- _Request_
Without the pictures, extract every line from the start of the material to the line containing "150, 100, 45, 15, 5]", both ends included.

- _Given data_
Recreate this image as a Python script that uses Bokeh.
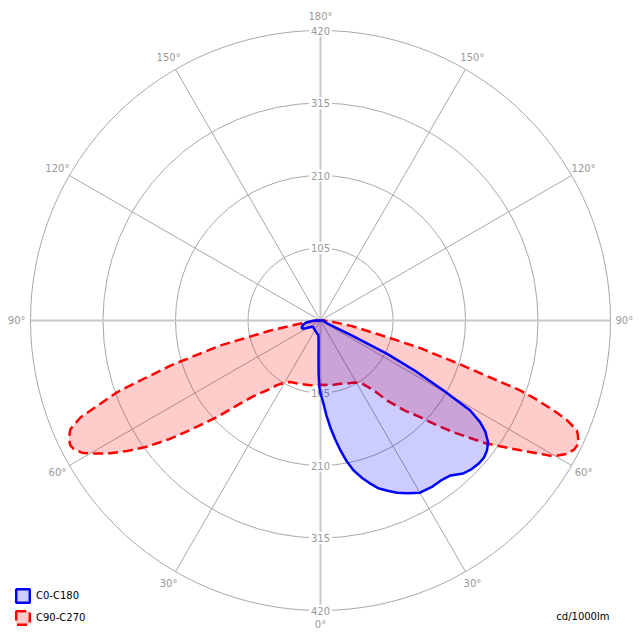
import numpy as np
from bokeh.plotting import figure
from bokeh.models import Legend, LegendItem, Label
from bokeh.embed import file_html
from bokeh.resources import INLINE
from bokeh.core.properties import value

# ---- data ----
ring_values = [105, 210, 315, 420]
ring_labels = ["105", "210", "315", "420"]
spoke_minor = [-150, -120, -60, -30, 30, 60, 120, 150]
degree_angles = [0, 30, 60, 90, 120, 150, 180, -30, -60, -90, -120, -150]
degree_labels = ["0°", "30°", "60°", "90°", "120°", "150°", "180°",
                 "30°", "60°", "90°", "120°", "150°"]
r_max = 420
label_radius = 440

# C0-C180 plane (gamma from nadir, negative = C180 side)
c0_gamma = [-90, -86, -82, -76, -70, -66, -62, -56, -48, -40, -30, -20, -14, -10,
            -7, -5, -4, -3, -2, -1, 0, 1, 2, 3.5, 5.3, 7, 8.7, 10.5, 12.4, 15,
            17, 19, 21.5, 24, 26.7, 30, 34, 37, 40, 43, 45.5, 48, 50, 52, 54,
            56, 57.5, 59, 60.4, 62, 63.4, 64.5, 66, 70, 80, 90]
c0_cd = [8, 13, 21, 26, 29, 29, 24, 17, 14, 15, 16, 18, 20, 20,
         24, 32, 40, 55, 78, 96, 106, 112, 120, 137, 156, 173, 190, 207, 222, 237,
         247, 257, 265, 273, 280, 288, 290, 290, 293, 303, 307, 309, 309, 306, 300,
         288, 274, 253, 205, 155, 108, 50, 12, 7, 5, 4]

# C90-C270 plane
c90_gamma = [-90, -86, -82.7, -80, -78.7, -76, -73.3, -70.6, -68, -66.5, -65, -63.5,
             -62.5, -61, -60, -58, -56, -54, -52, -50, -47, -44, -40.5, -37.3, -34,
             -30, -26, -19, -9, 0, 9, 17.5, 23, 28.4, 33, 37.3, 39.8, 43, 45.9, 48,
             50, 53.5, 57, 59.8, 61.6, 63, 64.5, 66, 66.8, 68, 68.9, 70, 70.7, 72.6,
             74.5, 76, 80, 85, 90]
c90_cd = [5, 10, 19, 45, 74, 149, 227, 312, 375, 395, 402, 405,
          403, 395, 385, 364, 338, 311, 280, 247, 205, 167, 140, 127, 113,
          104, 99, 97, 95, 93, 95, 96, 99, 102, 108, 127, 151, 178, 201, 227,
          252, 300, 345, 391, 406, 412, 414, 408, 404, 385, 362, 330, 307, 210,
          150, 100, 45, 15, 5]


def to_xy(gamma, cd):
    g = np.radians(np.asarray(gamma, dtype=float))
    r = np.asarray(cd, dtype=float)
    return r * np.sin(g), -r * np.cos(g)


R = 320 * 420 / 290.0
p = figure(width=640, height=640, x_range=(-R, R), y_range=(-R, R),
           output_backend="svg", toolbar_location=None, min_border=0,
           x_axis_type=None, y_axis_type=None)
p.grid.visible = False
p.outline_line_color = None
p.background_fill_color = "white"
p.border_fill_color = "white"

grid_col = "#a8a8a8"
# rings
p.circle(x=[0] * len(ring_values), y=[0] * len(ring_values), radius=ring_values,
         fill_color=None, line_color=grid_col, line_width=1)
# minor spokes
sg = np.radians(spoke_minor)
p.segment(x0=[0] * len(sg), y0=[0] * len(sg), x1=r_max * np.sin(sg), y1=-r_max * np.cos(sg),
          line_color=grid_col, line_width=1)
# main axes
p.segment(x0=[0, -r_max], y0=[-r_max, 0], x1=[0, r_max], y1=[r_max, 0],
          line_color="#c8c8c8", line_width=2)

# degree labels
dx, dy = to_xy(degree_angles, [label_radius] * len(degree_angles))
p.text(x=dx, y=dy, text=degree_labels, text_align="center", text_baseline="middle",
       text_color="#999999", text_font=value("DejaVu Sans"), text_font_size="10px")

# ring labels on vertical axis (top and bottom)
rl_x = [0] * (2 * len(ring_values))
rl_y = list(ring_values) + [-v for v in ring_values]
rl_t = ring_labels + ring_labels
p.text(x=rl_x, y=rl_y, text=rl_t, text_align="center", text_baseline="middle",
       text_color="#999999", text_font=value("DejaVu Sans"), text_font_size="10px",
       background_fill_color="white", padding=2)

# curves
rx, ry = to_xy(c90_gamma, c90_cd)
red_r = p.patch(x=rx, y=ry, fill_color="#ff0000", fill_alpha=0.2,
                line_color="#ff0000", line_width=2.5, line_dash="10 5")
bx, by = to_xy(c0_gamma, c0_cd)
blue_r = p.patch(x=bx, y=by, fill_color="#0000ff", fill_alpha=0.2,
                 line_color="#0000ff", line_width=2.5)

legend = Legend(items=[LegendItem(label="C0-C180", renderers=[blue_r]),
                       LegendItem(label="C90-C270", renderers=[red_r])],
                location=(14, 14), orientation="vertical", padding=0, margin=0,
                spacing=5, glyph_width=17, glyph_height=17, label_height=17,
                label_standoff=5, label_text_font_size="10px",
                label_text_font="DejaVu Sans", label_text_color="black",
                border_line_color=None, background_fill_alpha=0)
p.add_layout(legend)

unit = Label(x=609, y=24, x_units="screen", y_units="screen", text="cd/1000lm",
             text_align="right", text_baseline="middle", text_font_size="10px",
             text_font="DejaVu Sans", text_color="black")
p.add_layout(unit)

open("out.html", "w").write(file_html(p, INLINE))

- _Expected output_
Recreate this image as a Python script that uses Bokeh.
import numpy as np
from bokeh.plotting import figure
from bokeh.models import Legend, LegendItem, Label
from bokeh.embed import file_html
from bokeh.resources import INLINE
from bokeh.core.properties import value

# ---- data ----
ring_values = [105, 210, 315, 420]
ring_labels = ["105", "210", "315", "420"]
spoke_minor = [-150, -120, -60, -30, 30, 60, 120, 150]
degree_angles = [0, 30, 60, 90, 120, 150, 180, -30, -60, -90, -120, -150]
degree_labels = ["0°", "30°", "60°", "90°", "120°", "150°", "180°",
                 "30°", "60°", "90°", "120°", "150°"]
r_max = 420
label_radius = 440

# C0-C180 plane (gamma from nadir, negative = C180 side)
c0_gamma = [-90, -86, -82, -76, -70, -66, -62, -56, -48, -40, -30, -20, -14, -10,
            -7, -5, -4, -3, -2, -1, 0, 1, 2, 3.5, 5.3, 7, 8.7, 10.5, 12.4, 15,
            17, 19, 21.5, 24, 26.7, 30, 34, 37, 40, 43, 45.5, 48, 50, 52, 54,
            56, 57.5, 59, 60.4, 62, 63.4, 64.5, 66, 70, 80, 90]
c0_cd = [8, 13, 21, 26, 29, 29, 24, 17, 14, 15, 16, 18, 20, 20,
         24, 32, 40, 55, 78, 96, 106, 112, 120, 137, 156, 173, 190, 207, 222, 237,
         247, 257, 265, 273, 280, 288, 290, 290, 293, 303, 307, 309, 309, 306, 300,
         288, 274, 253, 205, 155, 108, 50, 12, 7, 5, 4]

# C90-C270 plane
c90_gamma = [-90, -86, -82.7, -80, -78.7, -76, -73.3, -70.6, -68, -66.5, -65, -63.5,
             -62.5, -61, -60, -58, -56, -54, -52, -50, -47, -44, -40.5, -37.3, -34,
             -30, -26, -19, -9, 0, 9, 17.5, 23, 28.4, 33, 37.3, 39.8, 43, 45.9, 48,
             50, 53.5, 57, 59.8, 61.6, 63, 64.5, 66, 66.8, 68, 68.9, 70, 70.7, 72.6,
             74.5, 76, 80, 85, 90]
c90_cd = [5, 10, 19, 45, 74, 149, 227, 312, 375, 395, 402, 405,
          403, 395, 385, 364, 338, 311, 280, 247, 205, 167, 140, 127, 113,
          104, 99, 97, 95, 93, 95, 96, 99, 102, 108, 127, 151, 178, 201, 227,
          252, 300, 345, 391, 406, 412, 414, 408, 404, 385, 362, 330, 307, 210,
          150, 100, 45, 15, 5]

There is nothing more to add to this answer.